Non è che Simone Veil sia rigida su tutto ciò che riguarda il ricordo dell'Olocausto. Per esempio, nella stessa intervista sostiene che il Memoriale alla Shoah di Berlino è meraviglioso e il fatto che i ragazzi e le famiglie ci facciano talvolta il pic-nic è «una forma di normalità». Normalità che, evidentemente, non ha invece trovato giustificata nell'interpretazione che Benigni dette della vita nei campi di concentramento.
Il film aveva fatto molto discutere già alla fine degli Anni Novanta, quando uscì nelle sale e poi vinse l'Oscar. Le polemiche tra gli entusiasti — «è un nuovo Chaplin» — e i critici — «è un film mafioso perché nessuno potrà criticarlo» — andarono avanti per molto tempo. Giuliano Ferrara, sul Foglio, fece una campagna contro la beatificazione artistica e ideologica di Benigni e propose forme di boicottaggio. L'artista-scrittore Moni Ovadia elesse Benigni «yiddish onorario». Il regista Steven Spielberg in pubblico ne parlò bene ma, pare, che vedendo il film volesse uscire prima della fine. Tullia Zevi disse che era un'opera piena di buona fede e buone intenzioni ma sperava che non avesse imitatori che edulcorassero la massima tragedia del Novecento.

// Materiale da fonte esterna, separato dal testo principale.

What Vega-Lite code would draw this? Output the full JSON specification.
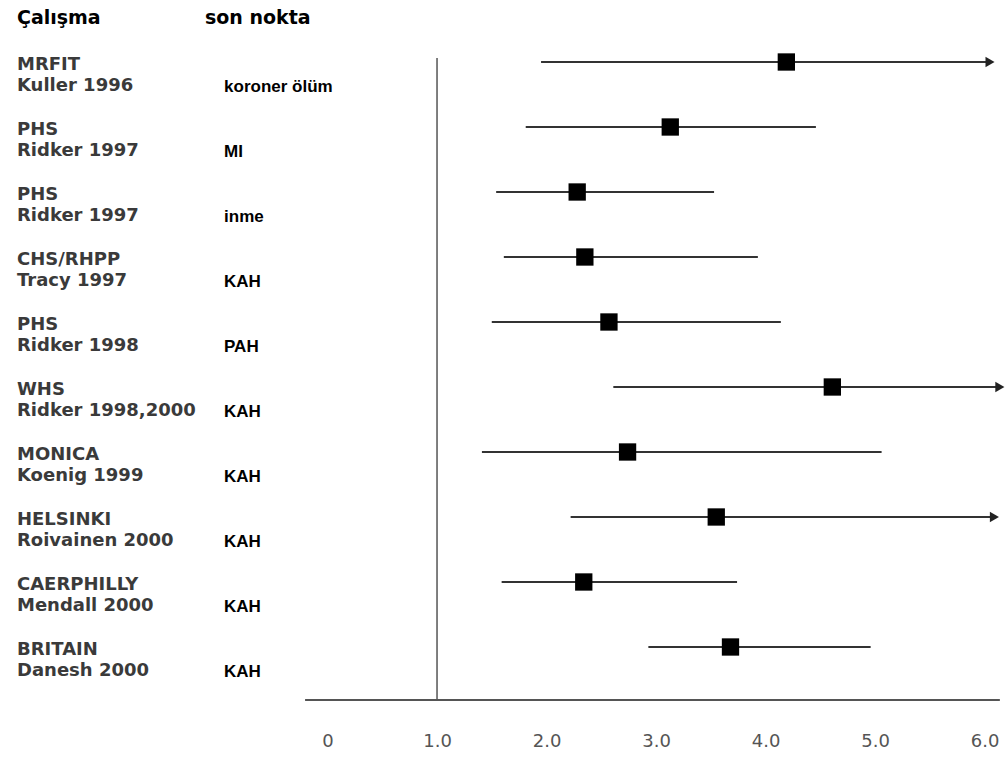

Parlare di Olocausto al cinema è, in effetti, un rischio oppure, secondo altri, un'operazione commerciale che, dieci anni dopo l'Oscar di Benigni, solleva altre onde. Il recente The Reader,
con Kate Winslet, è per esempio stato giudicato da Ron Rosenbaum, un esperto di nazismo e di Hitler, «il peggior film sull'Olocausto mai realizzato». E una serie di organizzazioni ebraiche in Germania vede nel numero crescente di film sulla Shoah un fenomeno penosamente commerciale. Che non è la critica della signora Veil a Benigni ma è una tendenza che solleva un dubbio: visto che sul tema si vincono premi Oscar, perché non provarci?